Je ne veux pas que ce « tu » soit étouffant, c’est-à-dire qu’il empêche le lecteur de rentrer de plain-pied dans une histoire dont il se sentirait d’emblée exclu, dont il se dirait qu’elle ne le concerne pas. Mais ce jeu avec la deuxième personne permet aussi de constituer l’interlocuteur en objet du discours : Butor a merveilleusement montré que la deuxième personne oblige, que la déclaration est déjà toute entière suggestion, ordre. Dans le « tu » tout est intimité en même temps qu’intimation. Le processus d’objectivation d’un « sujet » historique en objet littéraire est mis à nu. En cela, c’est un discours au mort et sur le mort : « je » peux bien faire ce que « je » veux de « toi », puisque tu es mort et que « tu » m’appartiens. Mais en même temps, il y a une sincérité là-dedans : le « je » du narrateur essaie de retrouver la vie intime de ce « tu », de lui insuffler une vie nouvelle. Ce pourrait donc bien être un kaddish, en effet, dans la convocation incessante du souffle de Dieu -qui est le Dieu des vivants.
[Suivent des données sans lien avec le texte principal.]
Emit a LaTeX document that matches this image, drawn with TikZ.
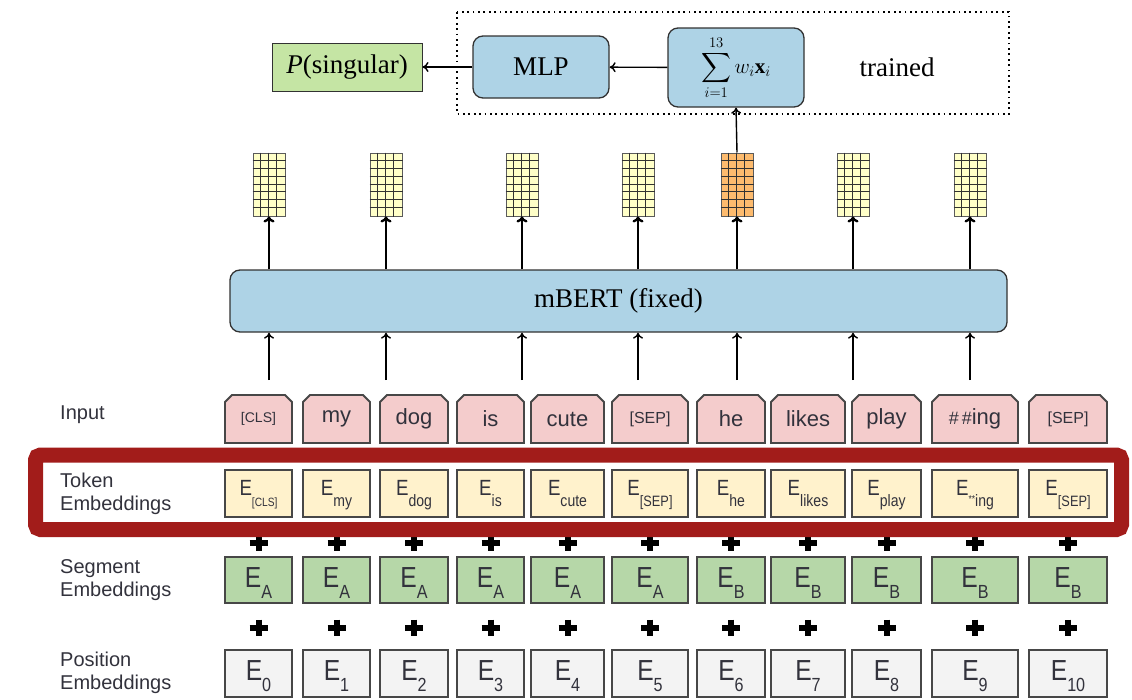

Pourquoi ce livre ? En quoi le monde des Bohémiens vous fascine-t-il ?
Ce livre est né d’une découverte, évoquée en demi-teinte, celle de la photographie d’un jeune vannier ambulant, au cours de recherches aux Archives du Puy-de-Dôme. Il se trouve que j’ai des origines « bohémiennes » (Berger n’est pas un nom rare chez les voyageurs), et qu’à la faveur de recherches sur ma propre famille je suis donc tombé sur cette photo. Je ne peux ni ne veux la montrer, mais elle nous met vraiment en présence d’un visage, d’une Face, d’une vie qui s’est vécue. Il n’était pas possible, comme je le dis d’ailleurs au moment de la décrire, de ne pas écrire un livre pour cette photo.
Le thème de la mémoire et celui de la transmission semblent inscrits dans vos deux romans ? Qu’en est-il exactement ?
Ce sont très certainement mes marottes ! L’écriture (surtout au passé) ne peut que faire mémoire, elle n’est que cela ; foncièrement même c’est peut-être un art éminemment funéraire. Couplée à la notion de transmission, la notion de mémoire se transforme en la conscience d’une dette : nous devons quelque chose à quelqu’un, à quelques-uns. Notre présence est un serment avec le passé. Ce n’est pas un hasard si j’ai trouvé la photo de Jacob au cours de recherches généalogiques : le vertige généalogique est celui d’une infinité de dettes. Il y a une communauté des vivants entre eux, et elle ne peut pas se passer de la communauté des vivants avec les morts. Sans préjuger de ce qu’il sera retenu de nous, et sans d’ailleurs faire de notre vie un deuil permanent, nous devons simplement savoir ce que nous devons, et à qui. Nous devons au moins ça aux morts.
Jacob brille par son économie de moyens qui tranche avec l’ampleur du sujet. Avez-vous beaucoup élagué votre texte d’origine ?
Je n’ai rien élagué, et heureusement : il ne resterait qu’un post-it ! Ce que vous avez la gentillesse d’appeler mon économie de moyens, je l’appellerais plutôt mon incapacité de dépasser les cent trente pages. Mais après tout, on n’est jamais tenu de faire un pavé. Avant de me mettre à écrire, je fais un plan assez strict, et je m’y tiens. J’aime bien les récits qui, comme la tragédie classique, se concentrent sur un seul fil, sur une seule trame, comme une épure. Enfin, je dis : « j’aime bien »… j’aime bien sans doute parce que je serais incapable de faire autre chose !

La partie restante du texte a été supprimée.